Whether your dog sleeps with his eyes partially open or not during the dream stage, you have nothing to worry about because either way is perfectly normal.
One reason why your dog may be sleeping with his eyes open that is cause for concern is a seizure. There are a few ways to tell whether your dog is just having a dream or is seizing. It’s normal for dogs to twitch and make noises when they’re dreaming, but it could also be symptomatic of a seizure.
The difference is that during a seizure your dog may snap his jaw, make noises of distress, or open his eyes completely but still not look like he’s awake. If your dog is exhibiting any of these symptoms, say his name quietly but loud enough to wake him up. If it’s not a seizure most dogs will awaken briefly and then drift back off to sleep. If it’s a seizure your dog won’t be able to stop convulsing or won’t respond at all.
But don’t be alarmed every time your dog makes noises and movements during sleep. It’s much more likely that your good boy is simply dreaming about running a squirrel up a tree rather than having a seizure.
If It’s Indeed a Seizure, What Should I Do?
If your dog is having a seizure the most important thing to remember is to stay calm. There’s little you can do except to monitor him, make sure he’s safe and let it pass.
It’s best not to move him, but if your dog is knocking against something or is in danger of falling off a couch or other surface during a seizure you should move him to the floor and away from any walls or furniture so he can’t hurt himself.
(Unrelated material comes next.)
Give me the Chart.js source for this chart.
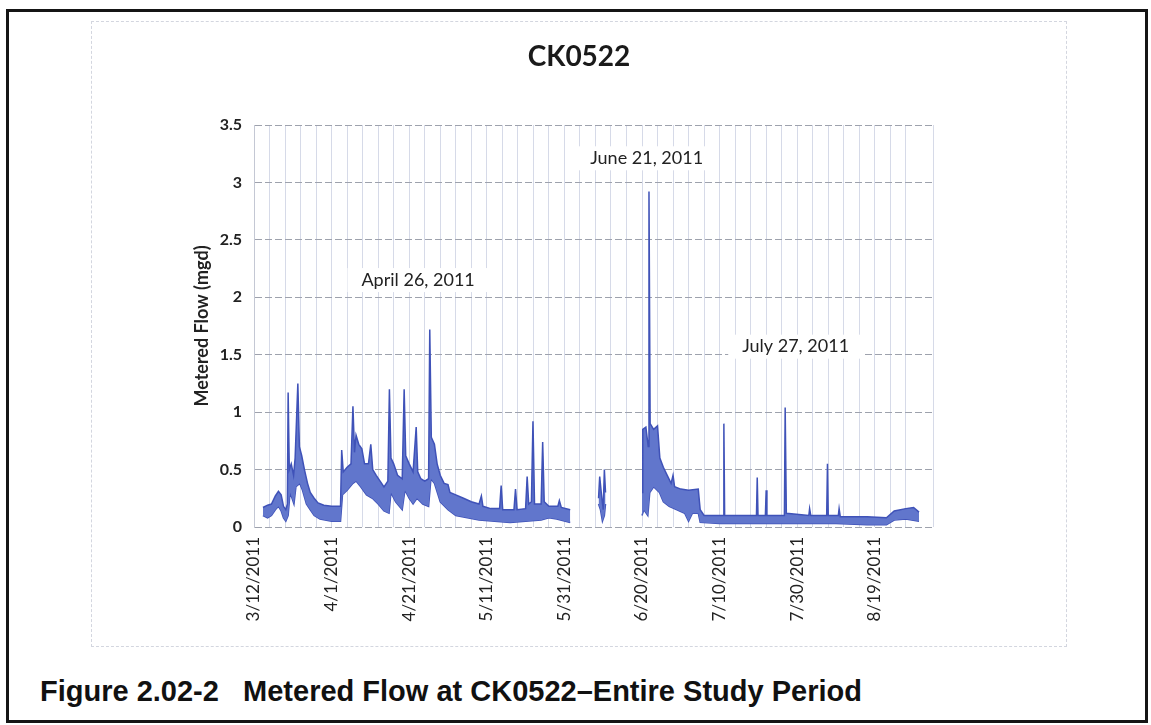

A popular and harmful rumor is that you should stick your hand in your dog’s mouth during a seizure to be sure he won’t swallow his tongue. Do not do this, as the tongue swallowing thing is a myth and sticking your hand in your dog’s mouth will only obstruct breathing and distress him more and may even cause him to bite.
Again, try to stay as calm as possible and don’t yell or do anything to further distress your dog during a seizure. Simply sit quietly or talk to him in low, soothing tones while gently petting to let him know you’re there. If you can, try to record the seizure on your phone or have someone else in the house do so. That way if you need to contact your vet you can better describe or show him your dog’s behavior.
As scary as it may seem, a seizure is only cause for concern if it lasts for more than five minutes (most pass in a matter of seconds or a couple minutes) or if your dog has more than one seizure in a 24-hour period. In either case, you should contact or take your dog in to the vet immediately.
After any seizure, even a non-threatening one, you still may want to contact your vet office to try to determine the cause of the seizure and prevent future ones. Seizures can be caused by anything from low blood sugar to tumors or nerve damage, so prevention could be as simple as changing the timing of meals or starting a medication.
As you see, it’s almost always perfectly normal and healthy for your dog to sleep with his eyes open. It doesn’t mean anything is wrong with him or that he feels unsafe. If your dog’s eyes are open and he displays other signs of a seizure, monitor him and contact your vet.
Now go cuddle up with your adorable open-eyed snuggle buddy!